# Dimensionality Reduction Basics

Dimensionality Reduction is the process of reducing the number of input features (dimensions) while retaining most of the information in the dataset.

## Why do we need it?
- High-dimensional data is harder to visualize and analyze.
- Removes noise and redundancy.
- Helps machine learning models run faster and generalize better.

## Common Techniques:
- **PCA (Principal Component Analysis)** → Projects data into lower dimensions.
- **t-SNE (t-distributed Stochastic Neighbor Embedding)** → Good for visualization.
- **Autoencoders** → Neural networks used for feature compression.
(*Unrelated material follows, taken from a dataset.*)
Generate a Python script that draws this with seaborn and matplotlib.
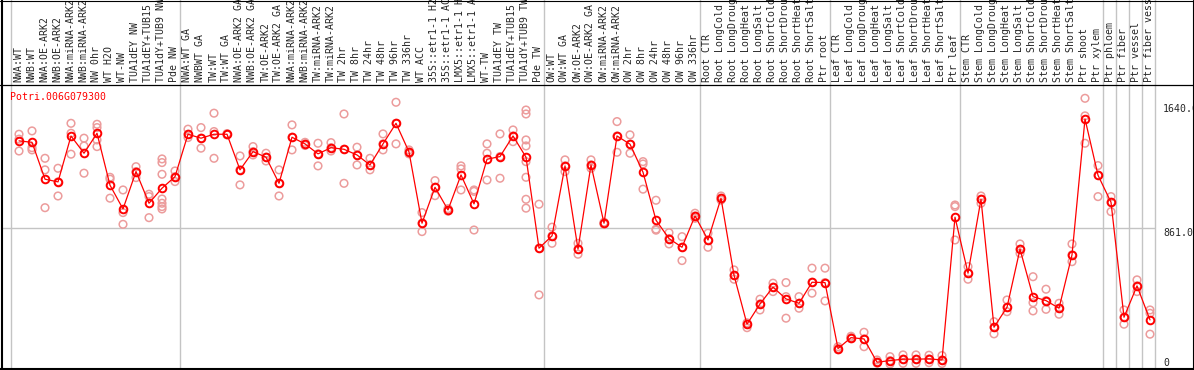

In this notebook, we’ll demonstrate PCA.

## Import Libraries and Dataset

In [None]:
import pandas as pd
import matplotlib.pyplot as plt
from sklearn.datasets import load_iris
from sklearn.decomposition import PCA

# Load Iris dataset
iris = load_iris()
df = pd.DataFrame(iris.data, columns=iris.feature_names)
df.head()

## Applying PCA for 2D Visualization

In [None]:
# Apply PCA to reduce to 2 dimensions
pca = PCA(n_components=2)
reduced = pca.fit_transform(df)

df_pca = pd.DataFrame(reduced, columns=['PC1', 'PC2'])
df_pca['target'] = iris.target
df_pca.head()

## Visualizing Reduced Data

In [None]:
plt.figure(figsize=(8,6))
plt.scatter(df_pca['PC1'], df_pca['PC2'], c=df_pca['target'], cmap='viridis', alpha=0.7)
plt.xlabel('Principal Component 1')
plt.ylabel('Principal Component 2')
plt.title('PCA - Dimensionality Reduction on Iris Dataset')
plt.colorbar(label='Target Classes')
plt.show()

## Key Notes:
- PCA helps reduce **4D Iris data → 2D** for visualization.
- Most of the variance (information) is preserved in fewer dimensions.
- This makes clustering and classification tasks easier.
- PCA is unsupervised and does not use labels.

In practice, dimensionality reduction is often applied **before clustering or visualization**.